During the great 1997 ice storm (I can hardly believe that that was 22 winters ago) two of the very deaths happened just two blocks from where I live when a couple in their 90s asphyxiated after starting a fire in their basement. A neighbor (whom I knew) had tried to convince them to go the local town hall where emergency shelter had been set up (I guess they had emergency generators), but they refused.

By the way 15" (38 cm) would be a great blizzard even by Montreal standards. The largest 24-hour snowfall I recall in the 50 years I’ve been living here was 17".

not a turkey …… my stepdad was stuck in a place in Illinois during a blizzard and all they had to eat for a week was a bunch of left over turkey and stuff from the work tday dinner he didn’t eat it for years …….

Yeah, we’d definitely use it (and the charcoal grill!) outdoors. We’re goofballs, but not, I hope, Darwin Award candidates.

We’re doing instant-pot ribs and baked potatoes tonight, and this Iranian bean soup tomorrow night, which my kids might love or hate, I have no idea. Plus lots of sausage and baked goods as electricity permits.

Yes, stew and soups. I also think Italian dishes like lasagna or a big pot of meatballs with sauce is the way to go.

I’ll third the stew. Little chunks of a cheap cut of beef, potatoes and as few or many vegetables as you want, simmered for hours. The kitchen will smell great. No worry about leftovers, either. Just put the pot outside in the cold, and scoop out what you need for the next couple of days.

Yeah, soup. Hearty peasant soup, like with cabbage in it.

Matzoh ball soup would also be comforting. If your neighborhood is too Goyishe to find matzoh meal, do chicken and dumplings.

Second, er third or well let’s just say more on soups.

I do a lot of home made soups in the winter. I keep a variety of various dehydrated beans around for some good extra protein and fiber filler. A long simmer with the smells and all that warmth.

Get the kids some cereal. And make the chili. Give them a choice.

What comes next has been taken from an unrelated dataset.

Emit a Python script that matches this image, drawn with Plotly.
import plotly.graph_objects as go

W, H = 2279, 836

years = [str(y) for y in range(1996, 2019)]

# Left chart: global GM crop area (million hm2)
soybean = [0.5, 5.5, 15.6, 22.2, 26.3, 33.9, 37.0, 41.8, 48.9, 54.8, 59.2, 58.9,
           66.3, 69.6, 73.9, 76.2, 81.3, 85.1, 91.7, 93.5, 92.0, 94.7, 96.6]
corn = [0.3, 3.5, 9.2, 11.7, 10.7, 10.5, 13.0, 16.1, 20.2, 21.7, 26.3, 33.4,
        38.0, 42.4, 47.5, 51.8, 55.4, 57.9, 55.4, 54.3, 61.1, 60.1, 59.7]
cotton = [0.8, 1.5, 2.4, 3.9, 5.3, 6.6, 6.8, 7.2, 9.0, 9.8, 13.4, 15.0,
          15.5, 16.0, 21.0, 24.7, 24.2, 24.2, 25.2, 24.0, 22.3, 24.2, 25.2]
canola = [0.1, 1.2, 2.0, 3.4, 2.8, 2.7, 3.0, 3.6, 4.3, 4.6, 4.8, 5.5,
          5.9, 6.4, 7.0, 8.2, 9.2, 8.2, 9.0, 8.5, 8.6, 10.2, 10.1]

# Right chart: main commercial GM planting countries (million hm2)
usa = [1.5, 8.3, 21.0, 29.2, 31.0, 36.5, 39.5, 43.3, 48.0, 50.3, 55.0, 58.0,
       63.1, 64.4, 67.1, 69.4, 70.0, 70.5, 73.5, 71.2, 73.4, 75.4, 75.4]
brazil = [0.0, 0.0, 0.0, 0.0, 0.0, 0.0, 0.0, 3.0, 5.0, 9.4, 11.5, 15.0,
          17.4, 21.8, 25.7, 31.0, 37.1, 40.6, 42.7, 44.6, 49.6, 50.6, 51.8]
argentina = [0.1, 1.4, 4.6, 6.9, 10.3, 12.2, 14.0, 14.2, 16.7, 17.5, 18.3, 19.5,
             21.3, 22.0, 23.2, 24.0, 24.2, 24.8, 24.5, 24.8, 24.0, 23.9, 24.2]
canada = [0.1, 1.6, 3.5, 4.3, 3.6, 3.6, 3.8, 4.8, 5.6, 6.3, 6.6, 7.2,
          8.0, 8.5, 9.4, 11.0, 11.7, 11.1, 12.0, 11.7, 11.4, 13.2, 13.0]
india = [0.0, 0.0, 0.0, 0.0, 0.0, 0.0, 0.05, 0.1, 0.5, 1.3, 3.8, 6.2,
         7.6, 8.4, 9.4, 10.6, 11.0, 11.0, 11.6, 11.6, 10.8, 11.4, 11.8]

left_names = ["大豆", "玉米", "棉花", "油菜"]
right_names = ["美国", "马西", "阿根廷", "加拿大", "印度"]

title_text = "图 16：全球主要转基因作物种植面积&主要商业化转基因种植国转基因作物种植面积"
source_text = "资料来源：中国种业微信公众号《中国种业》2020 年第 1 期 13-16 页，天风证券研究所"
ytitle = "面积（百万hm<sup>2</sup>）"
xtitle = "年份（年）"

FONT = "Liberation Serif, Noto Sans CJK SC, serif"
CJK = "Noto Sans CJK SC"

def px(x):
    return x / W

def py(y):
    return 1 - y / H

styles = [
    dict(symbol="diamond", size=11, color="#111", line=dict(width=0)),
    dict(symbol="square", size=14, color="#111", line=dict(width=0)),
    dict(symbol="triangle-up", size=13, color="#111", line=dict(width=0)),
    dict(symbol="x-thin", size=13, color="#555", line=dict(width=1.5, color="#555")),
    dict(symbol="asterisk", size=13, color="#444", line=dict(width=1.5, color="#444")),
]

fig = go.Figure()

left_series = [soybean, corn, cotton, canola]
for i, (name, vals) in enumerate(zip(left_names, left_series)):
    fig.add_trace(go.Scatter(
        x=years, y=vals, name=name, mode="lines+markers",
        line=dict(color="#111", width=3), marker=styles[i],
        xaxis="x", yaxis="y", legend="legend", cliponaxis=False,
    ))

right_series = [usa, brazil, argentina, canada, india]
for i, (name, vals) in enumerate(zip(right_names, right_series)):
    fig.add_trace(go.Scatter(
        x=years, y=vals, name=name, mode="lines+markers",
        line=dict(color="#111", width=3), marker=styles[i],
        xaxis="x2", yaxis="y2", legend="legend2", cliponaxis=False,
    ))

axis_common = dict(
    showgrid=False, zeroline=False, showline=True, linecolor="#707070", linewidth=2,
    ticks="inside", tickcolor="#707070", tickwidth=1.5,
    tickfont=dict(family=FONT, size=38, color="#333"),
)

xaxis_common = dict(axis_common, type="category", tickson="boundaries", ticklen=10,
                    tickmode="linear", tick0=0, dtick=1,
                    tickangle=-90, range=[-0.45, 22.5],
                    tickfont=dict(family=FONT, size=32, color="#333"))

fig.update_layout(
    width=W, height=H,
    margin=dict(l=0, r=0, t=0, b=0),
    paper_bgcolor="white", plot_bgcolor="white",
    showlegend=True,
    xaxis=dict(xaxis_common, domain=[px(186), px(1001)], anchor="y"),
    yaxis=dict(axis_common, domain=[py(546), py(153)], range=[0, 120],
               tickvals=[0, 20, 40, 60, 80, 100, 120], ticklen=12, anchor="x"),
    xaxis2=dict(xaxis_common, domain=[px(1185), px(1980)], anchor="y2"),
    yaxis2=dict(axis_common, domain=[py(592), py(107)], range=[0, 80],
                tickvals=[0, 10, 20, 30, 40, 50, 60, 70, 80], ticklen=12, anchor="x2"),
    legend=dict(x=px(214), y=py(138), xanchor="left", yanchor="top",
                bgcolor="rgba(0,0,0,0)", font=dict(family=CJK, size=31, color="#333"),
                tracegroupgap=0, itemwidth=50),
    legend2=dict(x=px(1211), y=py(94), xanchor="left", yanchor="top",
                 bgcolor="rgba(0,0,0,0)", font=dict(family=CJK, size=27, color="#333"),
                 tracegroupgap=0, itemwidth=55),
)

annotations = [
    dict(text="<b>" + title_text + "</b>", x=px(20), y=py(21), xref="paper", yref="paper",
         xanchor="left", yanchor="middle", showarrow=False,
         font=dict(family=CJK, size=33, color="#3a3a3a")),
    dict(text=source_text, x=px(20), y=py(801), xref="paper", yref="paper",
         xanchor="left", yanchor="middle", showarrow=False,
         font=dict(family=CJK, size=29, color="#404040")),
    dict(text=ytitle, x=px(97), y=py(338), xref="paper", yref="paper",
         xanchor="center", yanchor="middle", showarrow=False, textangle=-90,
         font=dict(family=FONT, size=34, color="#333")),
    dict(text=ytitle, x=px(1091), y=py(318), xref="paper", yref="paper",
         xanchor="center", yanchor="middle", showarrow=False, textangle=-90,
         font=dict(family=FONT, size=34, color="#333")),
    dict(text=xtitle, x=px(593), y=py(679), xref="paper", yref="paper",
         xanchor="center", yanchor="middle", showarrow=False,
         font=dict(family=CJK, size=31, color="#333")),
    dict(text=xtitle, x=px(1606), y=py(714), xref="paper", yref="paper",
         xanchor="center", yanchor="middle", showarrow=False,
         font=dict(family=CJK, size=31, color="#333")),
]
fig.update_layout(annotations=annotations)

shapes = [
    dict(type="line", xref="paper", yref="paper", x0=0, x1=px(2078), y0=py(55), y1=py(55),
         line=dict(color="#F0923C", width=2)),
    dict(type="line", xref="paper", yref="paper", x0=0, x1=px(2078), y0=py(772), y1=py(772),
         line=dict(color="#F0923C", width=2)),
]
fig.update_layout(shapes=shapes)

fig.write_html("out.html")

If you’re out of electric, hot pot, crock pot or anything electric won’t work.( Duh? Sorry, just stating the obvious.) Get some instant coffee and hot chocolate mix. Get canned soups. And sandwich stuff.

Great advice, and have bread, milk, peanut butter and jelly available.

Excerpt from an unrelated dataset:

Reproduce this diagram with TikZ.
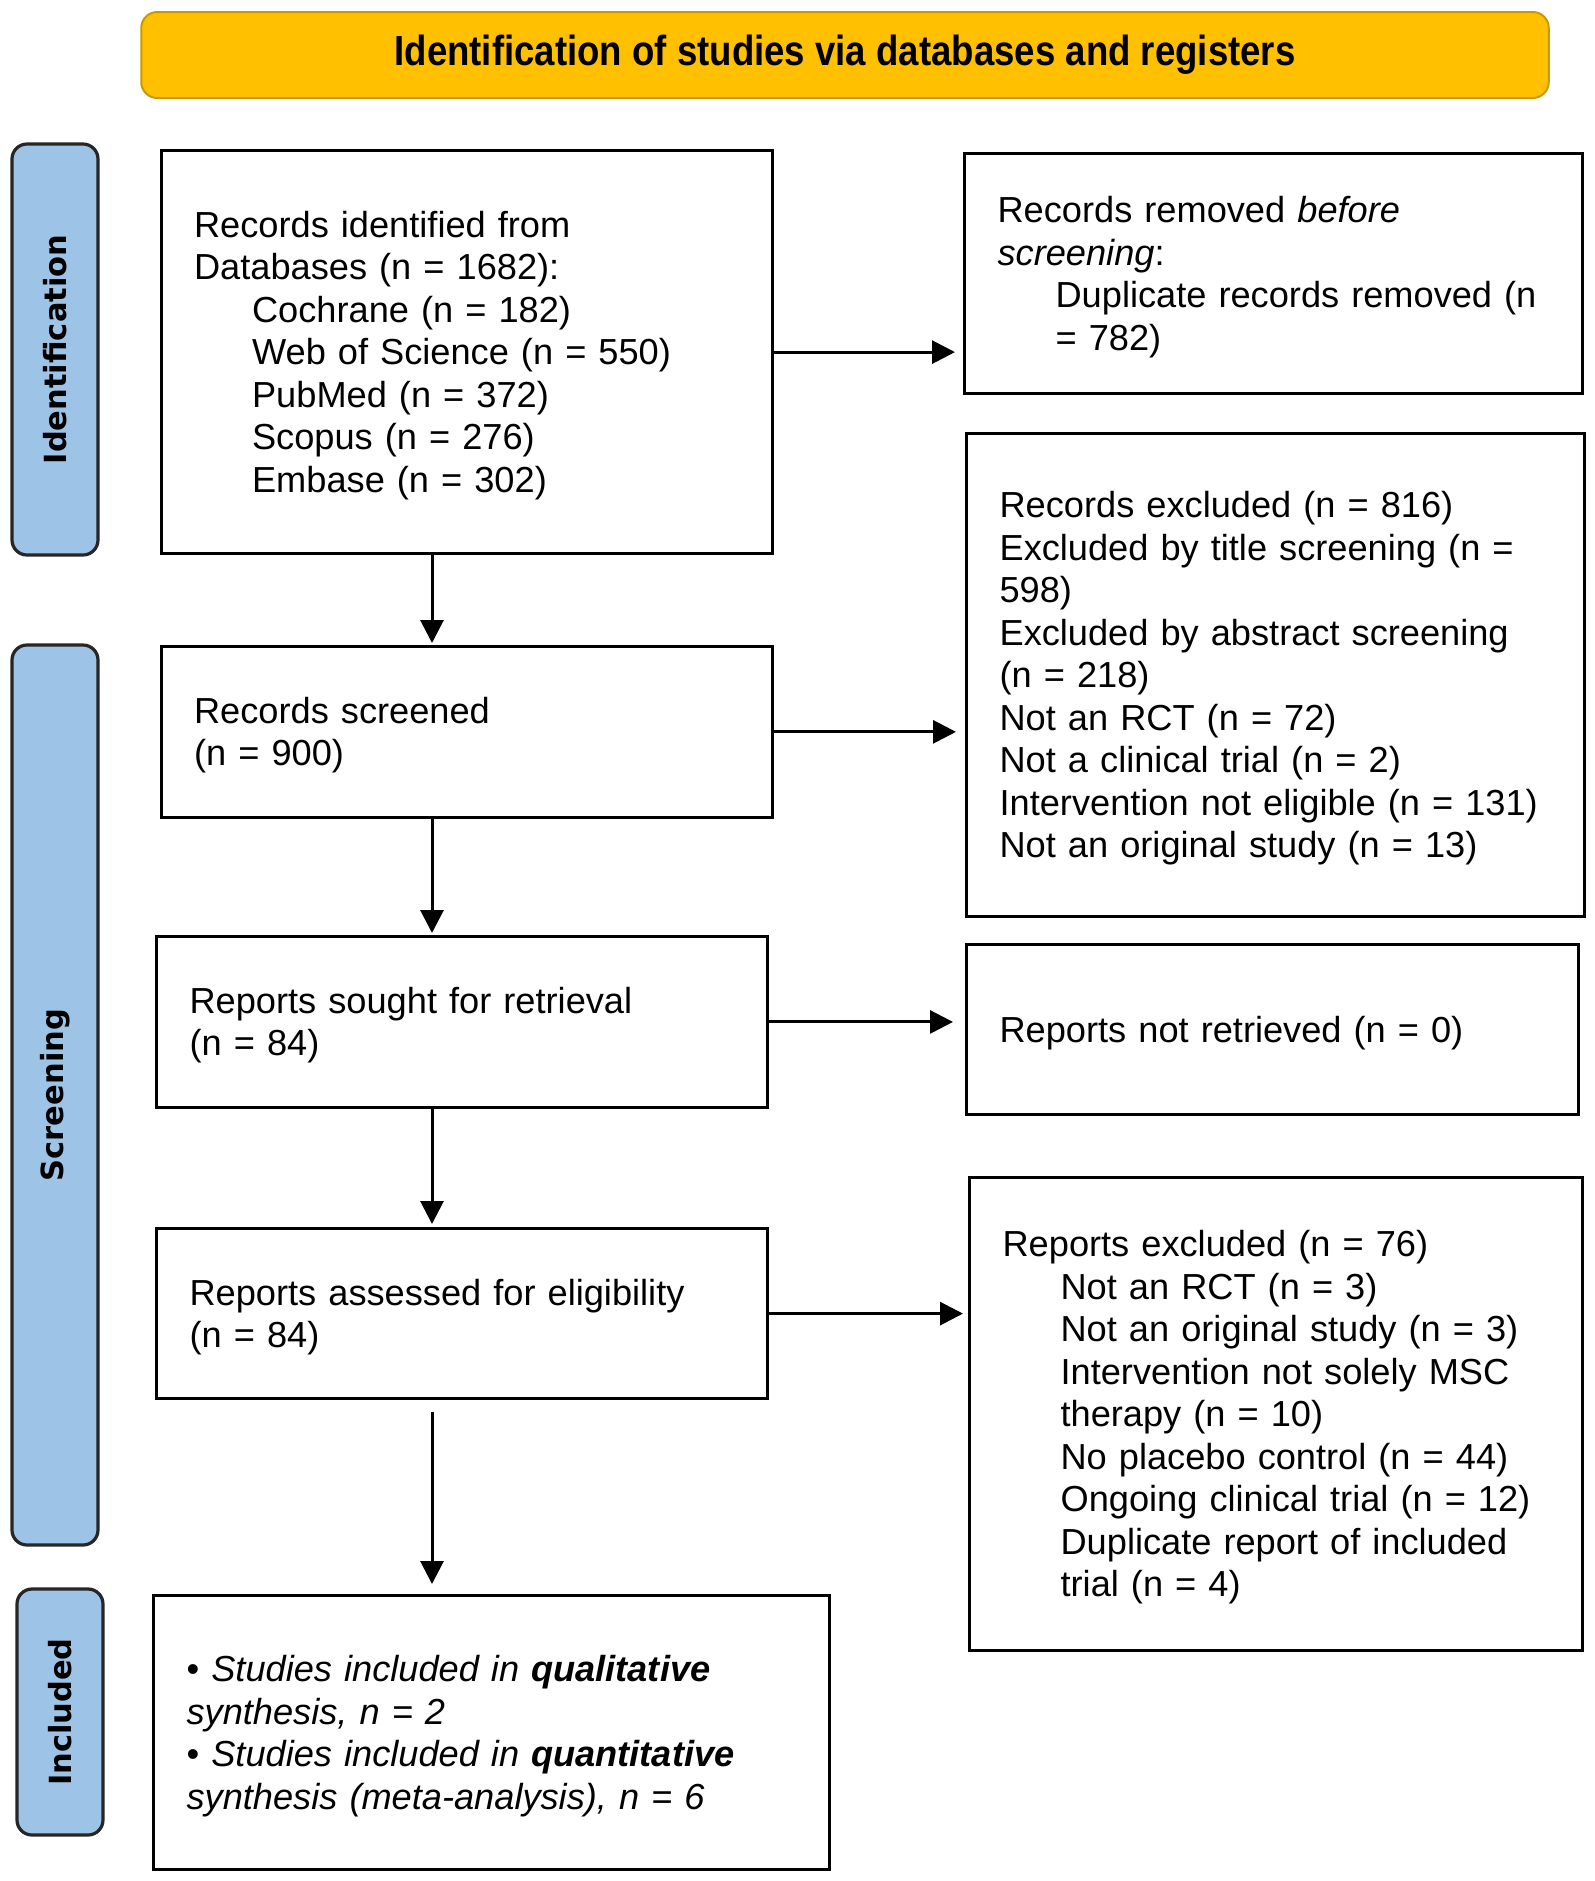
\documentclass[tikz,border=0pt]{standalone}
\usepackage{fontspec}
\setmainfont{Liberation Sans}
\newfontfamily\labelfont{DejaVu Sans}
\usetikzlibrary{arrows.meta}
\definecolor{gold}{HTML}{FFC000}
\definecolor{goldborder}{HTML}{C99A00}
\definecolor{sideblue}{HTML}{9DC3E6}
\begin{document}
\begin{tikzpicture}[x=0.5pt,y=-0.5pt,
  box/.style={draw=black, line width=1.6pt, fill=white, align=left, inner xsep=16.5pt, inner ysep=0pt, anchor=north west, font=\fontsize{18.1pt}{21.25pt}\selectfont, execute at begin node={\rule{0pt}{16.5pt}}},
  side/.style={draw=black!85, line width=1.6pt, fill=sideblue, rounded corners=7.5pt, minimum height=43pt, inner sep=0pt, rotate=90, font=\labelfont\bfseries\fontsize{15.25pt}{18pt}\selectfont},
  banner/.style={draw=goldborder, line width=1pt, fill=gold, rounded corners=8pt, minimum width=703.75pt, minimum height=43pt, font=\bfseries\fontsize{18.3pt}{21pt}\selectfont},
  arr/.style={line width=1.5pt, -{Triangle[length=11.5pt,width=11.5pt]}}]
\useasboundingbox (0,0) rectangle (1595,1881);

% banner and phase labels
\node[banner] (title) at (845,55) {\raisebox{-2pt}{\scalebox{1}[1.15]{Identification of studies via databases and registers}}};
\node[side, minimum width=205.5pt] (lid) at (55,349.5) {Identification};
\node[side, minimum width=450pt] (lsc) at (55,1095) {Screening};
\node[side, minimum width=123pt] (lin) at (60,1712) {Included};

% boxes
\node[box, minimum width=305.75pt, text width=272.75pt, minimum height=201.5pt] (b1) at (159.5,149)
{Records identified from\\ Databases (n = 1682):\\
\hspace*{29pt}Cochrane (n = 182)\\
\hspace*{29pt}Web of Science (n = 550)\\
\hspace*{29pt}PubMed (n = 372)\\
\hspace*{29pt}Scopus (n = 276)\\
\hspace*{29pt}Embase (n = 302)};

\node[box, minimum width=308.75pt, text width=275.75pt, minimum height=120pt] (b2) at (963,152)
{Records removed \textit{before}\\ \textit{screening}:\\
\hspace*{29pt}Duplicate records removed (n\\
\hspace*{29pt}= 782)};

\node[box, minimum width=305.75pt, text width=272.75pt, minimum height=85.25pt] (b3) at (159.5,645)
{Records screened\\ (n = 900)};

\node[box, minimum width=309pt, text width=276pt, minimum height=241.5pt] (b4) at (965,432)
{Records excluded (n = 816)\\
Excluded by title screening (n =\\
598)\\
Excluded by abstract screening\\
(n = 218)\\
Not an RCT (n = 72)\\
Not a clinical trial (n = 2)\\
Intervention not eligible (n = 131)\\
Not an original study (n = 13)};

\node[box, minimum width=305.5pt, text width=272.5pt, minimum height=85.35pt] (b5) at (155,935)
{Reports sought for retrieval\\ (n = 84)};

\node[box, minimum width=306pt, text width=273pt, minimum height=85.2pt] (b6) at (965,942.6)
{Reports not retrieved (n = 0)};

\node[box, minimum width=305.5pt, text width=272.5pt, minimum height=85pt] (b7) at (155,1227)
{Reports assessed for eligibility\\ (n = 84)};

\node[box, minimum width=306.25pt, text width=273.25pt, minimum height=236.5pt] (b8) at (968,1176)
{Reports excluded (n = 76)\\
\hspace*{29pt}Not an RCT (n = 3)\\
\hspace*{29pt}Not an original study (n = 3)\\
\hspace*{29pt}Intervention not solely MSC\\
\hspace*{29pt}therapy (n = 10)\\
\hspace*{29pt}No placebo control (n = 44)\\
\hspace*{29pt}Ongoing clinical trial (n = 12)\\
\hspace*{29pt}Duplicate report of included\\
\hspace*{29pt}trial (n = 4)};

\node[box, minimum width=337.75pt, text width=304.75pt, minimum height=137pt] (b9) at (152,1594)
{\textbullet\ \textit{Studies included in \textbf{qualitative}}\\
\textit{synthesis, n = 2}\\
\textbullet\ \textit{Studies included in \textbf{quantitative}}\\
\textit{synthesis (meta-analysis), n = 6}};

% connectors
\coordinate (ax) at (432,0);
\draw[arr, shorten >=1pt] (b1.south -| ax) -- (b3.north -| ax);
\draw[arr, shorten >=1pt] (b3.south -| ax) -- (b5.north -| ax);
\draw[arr, shorten >=1.5pt] (b5.south -| ax) -- (b7.north -| ax);
\draw[arr, shorten <=6pt, shorten >=5pt] (b7.south -| ax) -- (b9.north -| ax);

\draw[arr, shorten >=4pt] (b1.east) -- (b1.east -| b2.west);
\draw[arr, shorten >=4.5pt] (b3.east) -- (b3.east -| b4.west);
\draw[arr, shorten >=6pt] (b5.east) -- (b5.east -| b6.west);
\draw[arr, shorten >=2.5pt] (b7.east) -- (b7.east -| b8.west);
\end{tikzpicture}
\end{document}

Due to an ice storm a couple of years back, we had a power outage in Toronto that lasted for 2 1/2 days. I survived by bundling up and eating cold meatloaf I had baked the day before the storm.

I have stocks of canned soup, stews, and pasta that I keep for just such emergencies. I also save lots of homemade dishes in containers that I freeze, both indoors and outdoors (in the winter).

Military surplus/survivalist MREs should have chemical heating packets that don’t require you to burn fires to heat the food. I should probably get some of those as well.

Spoken like someone who doesn’t have black bears wander through their neighborhood :).

Thanks for all the ideas!

You need some sturdy bins to store the containers in. I have a half dozen that I stack outside my back door. I weigh the top ones down with 2L bottles of water to keep the wildlife in my neighborhood (squirrels, skunks, raccoons, and the occasional rat) from getting into them.

The main band of precip has moved on. Just have to worry about the little “wrap around” stuff for a while more.

There had been 5 weather alerts for our area, now down to 3. (Two flood and one wind.)

The closest the frozen stuff got to us on radar was about 10 miles away.

We did get a power glitch last night. Which knocked out my flaky old DVR. I have to use a heat gun on the memory chips to get it started again, just like my granddad did during the Depression.